Watch these kids chirruping away in English and Spanish, and it’s hard to distinguish the poor kids from the junior plutocrats. A 2010 evaluation by the Children’s National Medical Center concluded that, compared with national norms, the Rosemount children, well-to-do and poor alike, had well-developed social skills and relatively little problem behavior. The poor immigrant youngsters had nearly caught up with their native-English-speaking peers in skills, like prereading, that prepare them for kindergarten. These kids are learning from one another.
Students pick up language and get their cues about behavior from one another, and decades of research has shown that poor students benefit academically from being educated with middle-class youngsters.

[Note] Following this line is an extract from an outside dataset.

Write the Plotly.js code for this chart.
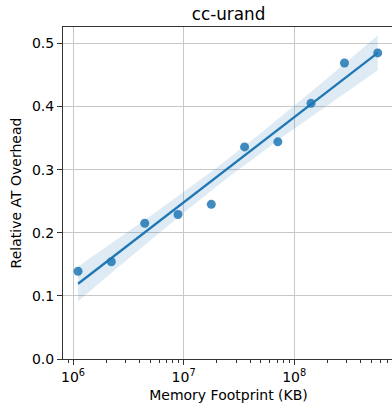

That’s especially true in prekindergarten, where — particularly in the best schools — the kids rather than the teacher decide what they do and with whom they do it for substantial chunks of the day.
A 2007 Connecticut study found that poor children who attended economically mixed prekindergarten classes progressed from well below the national average in crucial language skills to just above it during the course of the school year, while those in low-income-only classes remained below the norm. A new evaluation of Boston’s heralded preschools reaches the same conclusion — peers matter. “Vocabulary and background knowledge play a major role in student learning,” says Jason Sachs, who runs the Boston program, “and interacting with mixed-income students allows for richer discussions among students.” (In achievement and other measures, well-off kids in integrated settings do neither better nor worse.)
“We need to think carefully about our policies where the students are all poor,” adds Mr. Sachs. Case in point — Washington, which has been a national leader in efforts to bridge this social divide. There, Head Start dollars are blended with state preschool funds to deliver a high-quality education for 3- and 4-year-olds, one that combines the academic focus of pre-K with the array of supports, like medical checkups and year-round early education, that are baked into Head Start. In Washington as elsewhere, residential segregation makes socioeconomic integration hard to achieve, but in D.C.’s gentrifying neighborhoods, these preschools are mixing middle-class and poor kids.
Broadening Head Start’s constituency to include the middle class also has a solid political rationale. While parents without money are obliged to take what they can get, better-off parents will insist on the best for their kids. Confronted with those demands, elected officials are more likely to spend what’s needed to deliver first-rate early education. An economic analysis of political support for redistribution, prepared for the World Bank, concludes that the poor are actually worse off when a program like Head Start targets them exclusively.
For the better part of two centuries, public education, available to all and equal for all, has been a bedrock American principle. Imagine the outrage if a school district created pauper classes for first graders. Why should preschoolers be treated differently?
David L. Kirp is a professor at the Goldman School of Public Policy at the University of California at Berkeley and the author of “Improbable Scholars: The Rebirth of a Great American School System and a Strategy for America’s Schools.”